Square, the mobile payments company co-founded and run by Twitter Chief Executive Jack Dorsey, made an exquisite market debut, leading other tech startups to have the courage to go public, says Reuters.
Square’s shares went up 64 percent, with a high of $14.78 in early trading on Thursday, valuing the company at $4.77 billion, according to the same source. But the initial public offering of $9 per share was well below the expected range of $11-$13, rising some questions.
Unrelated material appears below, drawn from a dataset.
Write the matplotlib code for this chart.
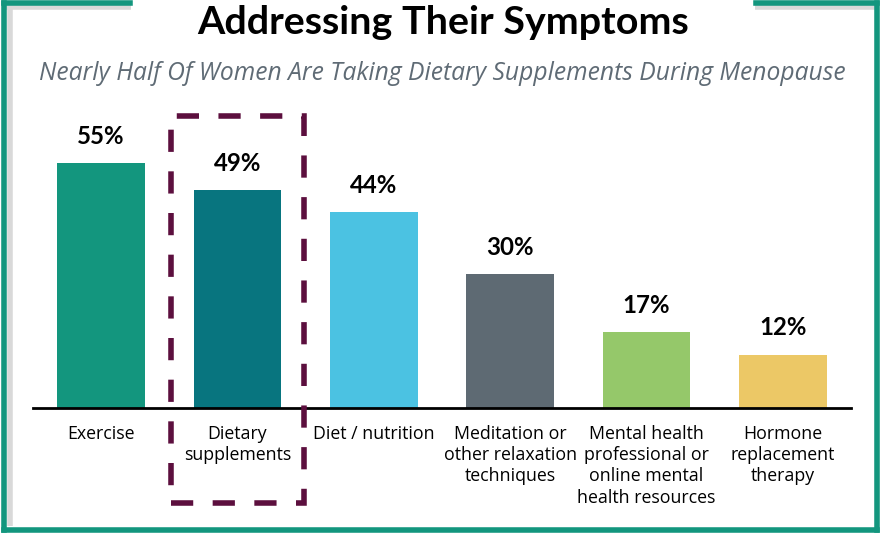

One of them is what would mean for startups that are worth at least $1 billion to go public, taking into consideration the low IPO price?
“The shares will do well given they have been priced far below their range and because there’s real opportunity for new startups,” said James Angel, associate professor of finance at Georgetown University’s McDonough School of Business, quoted by Reuters.
Square’s performance in its debut on the market is even more impressive as competition is bigger in the mobile payments market, with Apple launching its Apple Pay service, Amazon exploring in-store payments, and start-ups such as Stripe ready to rumble. But Square‘s great start wasn’t the only one. The online dating company Match Group Inc, shares rose as much as 13 percent in its debut. With hard times for U.S’ economy and slow global growth, this performances gives hope to startups to go public.
Square reported a loss of $131.5 million in the first nine months of the year after losing $117 million a year earlier, but revenue rose 49 percent to $892.8 million, says Reuters. “Square’s financials leave much to be desired. But there’s still a lot to like here, and think the success of their debut will say a lot about the current IPO environment,” said Brian Hamilton, chairman of data firm Sageworks, according to the same source.